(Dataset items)
--------
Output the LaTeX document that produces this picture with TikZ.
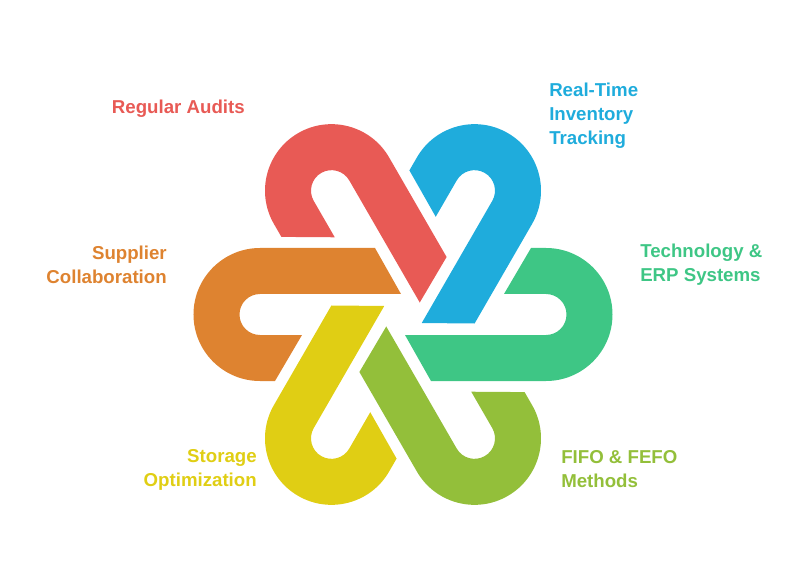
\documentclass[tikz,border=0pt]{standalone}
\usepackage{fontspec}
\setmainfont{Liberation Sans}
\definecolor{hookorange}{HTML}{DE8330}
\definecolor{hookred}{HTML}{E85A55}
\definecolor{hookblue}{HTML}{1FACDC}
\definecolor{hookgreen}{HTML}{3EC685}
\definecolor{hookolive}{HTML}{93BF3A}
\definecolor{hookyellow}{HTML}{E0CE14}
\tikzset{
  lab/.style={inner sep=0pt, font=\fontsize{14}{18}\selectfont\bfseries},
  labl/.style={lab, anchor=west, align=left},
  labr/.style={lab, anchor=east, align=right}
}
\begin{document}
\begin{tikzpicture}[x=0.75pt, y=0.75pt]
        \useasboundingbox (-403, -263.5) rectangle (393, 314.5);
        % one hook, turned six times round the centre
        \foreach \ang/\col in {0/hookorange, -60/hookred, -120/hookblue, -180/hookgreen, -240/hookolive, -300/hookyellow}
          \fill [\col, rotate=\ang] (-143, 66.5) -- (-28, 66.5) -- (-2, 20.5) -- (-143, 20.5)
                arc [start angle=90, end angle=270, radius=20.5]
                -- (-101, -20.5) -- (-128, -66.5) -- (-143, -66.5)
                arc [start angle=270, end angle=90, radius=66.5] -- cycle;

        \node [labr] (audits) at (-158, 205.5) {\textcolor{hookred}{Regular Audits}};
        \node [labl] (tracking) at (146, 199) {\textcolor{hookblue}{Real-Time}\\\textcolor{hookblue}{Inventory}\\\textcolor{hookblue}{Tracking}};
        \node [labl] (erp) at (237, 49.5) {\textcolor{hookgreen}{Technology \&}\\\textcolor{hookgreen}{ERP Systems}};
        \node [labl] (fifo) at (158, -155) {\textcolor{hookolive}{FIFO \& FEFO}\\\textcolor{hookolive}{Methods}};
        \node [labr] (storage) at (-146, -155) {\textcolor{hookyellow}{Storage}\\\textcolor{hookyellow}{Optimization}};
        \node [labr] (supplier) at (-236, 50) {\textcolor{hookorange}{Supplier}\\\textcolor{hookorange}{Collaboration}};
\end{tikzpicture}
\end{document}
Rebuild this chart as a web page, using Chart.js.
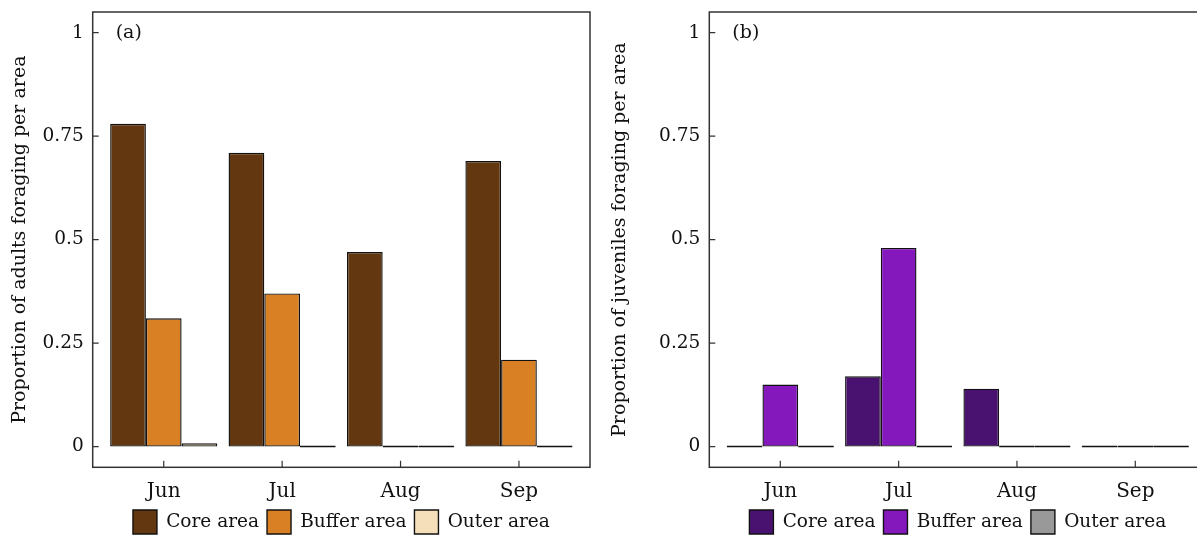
--------
- [Aim of the exercise]:
Your task is to reproduce all of the material exactly. The pictures stay out.

- [Written solution]:
Output the LaTeX document that produces this picture with TikZ.
\documentclass[tikz,border=0pt]{standalone}
\usepackage{fontspec}
\setmainfont{Liberation Sans}
\definecolor{hookorange}{HTML}{DE8330}
\definecolor{hookred}{HTML}{E85A55}
\definecolor{hookblue}{HTML}{1FACDC}
\definecolor{hookgreen}{HTML}{3EC685}
\definecolor{hookolive}{HTML}{93BF3A}
\definecolor{hookyellow}{HTML}{E0CE14}
\tikzset{
  lab/.style={inner sep=0pt, font=\fontsize{14}{18}\selectfont\bfseries},
  labl/.style={lab, anchor=west, align=left},
  labr/.style={lab, anchor=east, align=right}
}
\begin{document}
\begin{tikzpicture}[x=0.75pt, y=0.75pt]
        \useasboundingbox (-403, -263.5) rectangle (393, 314.5);
        % one hook, turned six times round the centre
        \foreach \ang/\col in {0/hookorange, -60/hookred, -120/hookblue, -180/hookgreen, -240/hookolive, -300/hookyellow}
          \fill [\col, rotate=\ang] (-143, 66.5) -- (-28, 66.5) -- (-2, 20.5) -- (-143, 20.5)
                arc [start angle=90, end angle=270, radius=20.5]
                -- (-101, -20.5) -- (-128, -66.5) -- (-143, -66.5)
                arc [start angle=270, end angle=90, radius=66.5] -- cycle;

        \node [labr] (audits) at (-158, 205.5) {\textcolor{hookred}{Regular Audits}};
        \node [labl] (tracking) at (146, 199) {\textcolor{hookblue}{Real-Time}\\\textcolor{hookblue}{Inventory}\\\textcolor{hookblue}{Tracking}};
        \node [labl] (erp) at (237, 49.5) {\textcolor{hookgreen}{Technology \&}\\\textcolor{hookgreen}{ERP Systems}};
        \node [labl] (fifo) at (158, -155) {\textcolor{hookolive}{FIFO \& FEFO}\\\textcolor{hookolive}{Methods}};
        \node [labr] (storage) at (-146, -155) {\textcolor{hookyellow}{Storage}\\\textcolor{hookyellow}{Optimization}};
        \node [labr] (supplier) at (-236, 50) {\textcolor{hookorange}{Supplier}\\\textcolor{hookorange}{Collaboration}};
\end{tikzpicture}
\end{document}
Rebuild this chart as a web page, using Chart.js.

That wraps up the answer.